A company uses ultrasound to turn low-value bio-waste into useful chemicals for a range of applications

Spotted: Petroleum-based chemicals are an essential part of various industries, from cosmetics to medicine. However, the reliance on fossil fuels also contributes large amounts of CO2 to the atmosphere – almost 4.6 million metric tonnes from the UK petrochemical industry alone. To change this, startup Sonichem has developed biorefinery technology that can convert low-value woody biomass, such as sawdust, into high-value renewable biochemicals.

Sonichem uses ultrasound technology to break the chemical bonds in biomass feedstock to free up the cellulose, sugars, and lignin. These fractions are processed through recovery units and can then be used to produce high-quality biochemical products. The company claims that for every £1 of sawdust, its technology can create £8 worth of sustainable chemicals.

The use of ultrasonic energy allows Sonichem to fractionate the biomass at lower temperatures and pressures than comparable processes, meaning less energy is used. The company is also able to recover the organic solvents it uses for the process, reducing the amount of virgin chemicals needed each time.
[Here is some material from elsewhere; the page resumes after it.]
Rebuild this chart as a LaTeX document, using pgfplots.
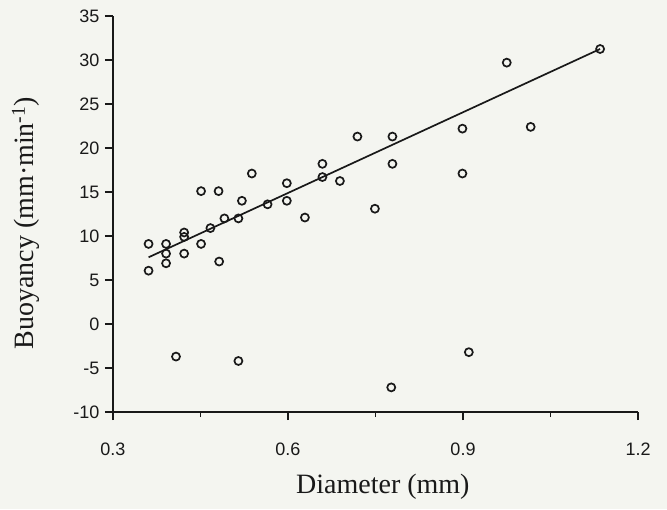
\documentclass[border=0pt]{standalone}
\usepackage{pgfplots}
\pgfplotsset{compat=1.18}
\usepackage{fontspec}
\setmainfont{Liberation Serif}
\newfontfamily\tickfont{Liberation Sans}
\usetikzlibrary{backgrounds}
\definecolor{bg}{RGB}{244,245,240}
\definecolor{ink}{RGB}{25,25,25}
\begin{document}
\begin{tikzpicture}
\begin{axis}[
 scale only axis, width=525pt, height=396pt,
 xmin=0.3, xmax=1.2, ymin=-10, ymax=35,
 axis x line*=bottom, axis y line*=left,
 axis line style={line width=1.6pt, draw=ink},
 xtick={0.3,0.6,0.9,1.2}, xticklabels={0.3,0.6,0.9,1.2},
 minor xtick={0.45,0.75,1.05},
 ytick={-10,-5,0,5,10,15,20,25,30,35},
 yticklabels={-10,-5,0,5,10,15,20,25,30,35},
 tick align=outside,
 major tick length=8pt, minor tick length=5pt,
 every tick/.style={line width=1.5pt, draw=ink},
 ticklabel style={font=\tickfont\fontsize{18}{18}\selectfont, text=ink},
 xticklabel style={yshift=-19pt},
 yticklabel style={xshift=-2pt},
 xlabel={Diameter (mm)},
 ylabel={Buoyancy (mm·min\textsuperscript{-1})},
 label style={font=\fontsize{28}{28}\selectfont, text=ink},
 xlabel style={at={(axis description cs:0.514,-0.2045)}, anchor=base},
 ylabel style={at={(axis description cs:-0.166,0.477)}, anchor=center},
 clip=false,
]
\coordinate (bl) at (rel axis cs:-0.2152,-0.2449);
\coordinate (tr) at (rel axis cs:1.0552,1.0404);
\addplot[only marks, mark=o, mark size=4pt, mark options={line width=1.7pt, draw=ink}] coordinates {
(0.719,21.3) (0.779,21.3) (0.779,18.2) (0.659,18.2) (0.659,16.7)
(0.689,16.25) (0.538,17.1) (0.598,16.0) (0.598,14.0) (0.565,13.6)
(0.521,14.0) (0.451,15.1) (0.481,15.1) (0.749,13.1) (0.629,12.1)
(1.135,31.25) (0.975,29.7) (0.899,22.2) (1.016,22.4) (0.899,17.1)
(0.361,9.1) (0.391,9.1) (0.391,8.0) (0.391,6.9) (0.361,6.06)
(0.422,10.4) (0.422,9.9) (0.422,8.0) (0.451,9.1) (0.467,10.9)
(0.482,7.1) (0.491,12.0) (0.515,12.0) (0.408,-3.7) (0.515,-4.2)
(0.777,-7.2) (0.910,-3.2)
};
\addplot[no marks, line width=1.7pt, draw=ink] coordinates {(0.361,7.58) (1.135,31.25)};
\end{axis}
\pgfresetboundingbox
\begin{scope}[on background layer]
\fill[bg] (bl) rectangle (tr);
\end{scope}
\end{tikzpicture}
\end{document}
Sonichem recently raised £1.2 million (around €1.4 million) in a pre-series A round of funding. The investment will be used to accelerate the development of the technology, continue research, undertake intellectual property generation, and finalise the design and location of the company’s commercial biorefinery plant, which will be located in the north of the UK.

Springwise has spotted other innovations that use biomass to sustainably create chemicals and materials, including a company using rice husks to produce silica for tyres and a process that converts air pollution into plant fertiliser.